**Exercise requirements:**
Go through the data below and copy it exactly, skipping every picture.

* * * *

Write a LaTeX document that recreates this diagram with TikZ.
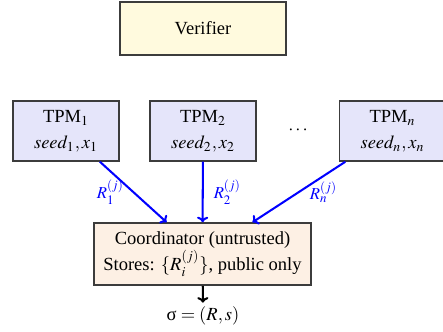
\documentclass[tikz,border=0pt]{standalone}
\usepackage{mathptmx}
\usepackage{fontspec}
\setmainfont{Liberation Serif}
\usetikzlibrary{arrows.meta}
\definecolor{verfill}{RGB}{255,250,222}
\definecolor{tpmfill}{RGB}{229,229,250}
\definecolor{coordfill}{RGB}{253,240,228}
\definecolor{bordergray}{RGB}{60,60,60}
\begin{document}
\begin{tikzpicture}[x=0.54pt,y=-0.54pt,
  basebox/.style={draw=bordergray, line width=0.8pt, align=center, inner sep=0pt,
    font=\fontsize{10}{14}\selectfont},
  verbox/.style={basebox, fill=verfill, minimum width=89.6pt, minimum height=28.6pt},
  tpmbox/.style={basebox, fill=tpmfill, minimum width=57.2pt, minimum height=32.4pt},
  coordbox/.style={basebox, fill=coordfill, minimum width=117.2pt, minimum height=33.5pt},
  flow/.style={draw=blue, line width=1.1pt, -{To[length=3pt,width=6pt]}},
  outflow/.style={draw=black, line width=1.1pt, -{To[length=3pt,width=6pt]}},
  lab/.style={text=blue, font=\small, inner sep=1pt}]
\useasboundingbox (0,0) rectangle (443,331);

\node[verbox] (ver) at (203,28.5) {Verifier};

\node[tpmbox] (t1) at (66,131) {TPM$_1$\\ $seed_1, x_1$};
\node[tpmbox] (t2) at (203,131) {TPM$_2$\\ $seed_2, x_2$};
\node[tpmbox] (tn) at (392.5,131) {TPM$_n$\\ $seed_n, x_n$};
\node (dots) at (298,130) {$\cdots$};

\node[coordbox] (co) at (202.5,254) {Coordinator (untrusted)\\ Stores: $\{R_i^{(j)}\}$, public only};

\coordinate (c1) at ([xshift=-19.4pt]co.north);
\coordinate (cn) at ([xshift=27pt]co.north);

\draw[flow] (t1) -- (c1) node[lab, pos=0.5, anchor=east, xshift=-3.5pt] (l1) {$R_1^{(j)}$};
\draw[flow] (t2) -- (co) node[lab, pos=0.5, anchor=west, xshift=4.4pt] (l2) {$R_2^{(j)}$};
\draw[flow] (tn) -- (cn) node[lab, pos=0.5, anchor=west, xshift=4.4pt] (ln) {$R_n^{(j)}$};

\node[inner sep=2pt, font=\fontsize{10}{12}\selectfont] (sig) at (203,316) {σ${} = (R, s)$};
\draw[outflow] (co) -- (sig);
\end{tikzpicture}
\end{document}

* * * *

**Result:**
Write a LaTeX document that recreates this diagram with TikZ.
\documentclass[tikz,border=0pt]{standalone}
\usepackage{mathptmx}
\usepackage{fontspec}
\setmainfont{Liberation Serif}
\usetikzlibrary{arrows.meta}
\definecolor{verfill}{RGB}{255,250,222}
\definecolor{tpmfill}{RGB}{229,229,250}
\definecolor{coordfill}{RGB}{253,240,228}
\definecolor{bordergray}{RGB}{60,60,60}
\begin{document}
\begin{tikzpicture}[x=0.54pt,y=-0.54pt,
  basebox/.style={draw=bordergray, line width=0.8pt, align=center, inner sep=0pt,
    font=\fontsize{10}{14}\selectfont},
  verbox/.style={basebox, fill=verfill, minimum width=89.6pt, minimum height=28.6pt},
  tpmbox/.style={basebox, fill=tpmfill, minimum width=57.2pt, minimum height=32.4pt},
  coordbox/.style={basebox, fill=coordfill, minimum width=117.2pt, minimum height=33.5pt},
  flow/.style={draw=blue, line width=1.1pt, -{To[length=3pt,width=6pt]}},
  outflow/.style={draw=black, line width=1.1pt, -{To[length=3pt,width=6pt]}},
  lab/.style={text=blue, font=\small, inner sep=1pt}]
\useasboundingbox (0,0) rectangle (443,331);

\node[verbox] (ver) at (203,28.5) {Verifier};

\node[tpmbox] (t1) at (66,131) {TPM$_1$\\ $seed_1, x_1$};
\node[tpmbox] (t2) at (203,131) {TPM$_2$\\ $seed_2, x_2$};
\node[tpmbox] (tn) at (392.5,131) {TPM$_n$\\ $seed_n, x_n$};
\node (dots) at (298,130) {$\cdots$};

\node[coordbox] (co) at (202.5,254) {Coordinator (untrusted)\\ Stores: $\{R_i^{(j)}\}$, public only};

\coordinate (c1) at ([xshift=-19.4pt]co.north);
\coordinate (cn) at ([xshift=27pt]co.north);

\draw[flow] (t1) -- (c1) node[lab, pos=0.5, anchor=east, xshift=-3.5pt] (l1) {$R_1^{(j)}$};
\draw[flow] (t2) -- (co) node[lab, pos=0.5, anchor=west, xshift=4.4pt] (l2) {$R_2^{(j)}$};
\draw[flow] (tn) -- (cn) node[lab, pos=0.5, anchor=west, xshift=4.4pt] (ln) {$R_n^{(j)}$};

\node[inner sep=2pt, font=\fontsize{10}{12}\selectfont] (sig) at (203,316) {σ${} = (R, s)$};
\draw[outflow] (co) -- (sig);
\end{tikzpicture}
\end{document}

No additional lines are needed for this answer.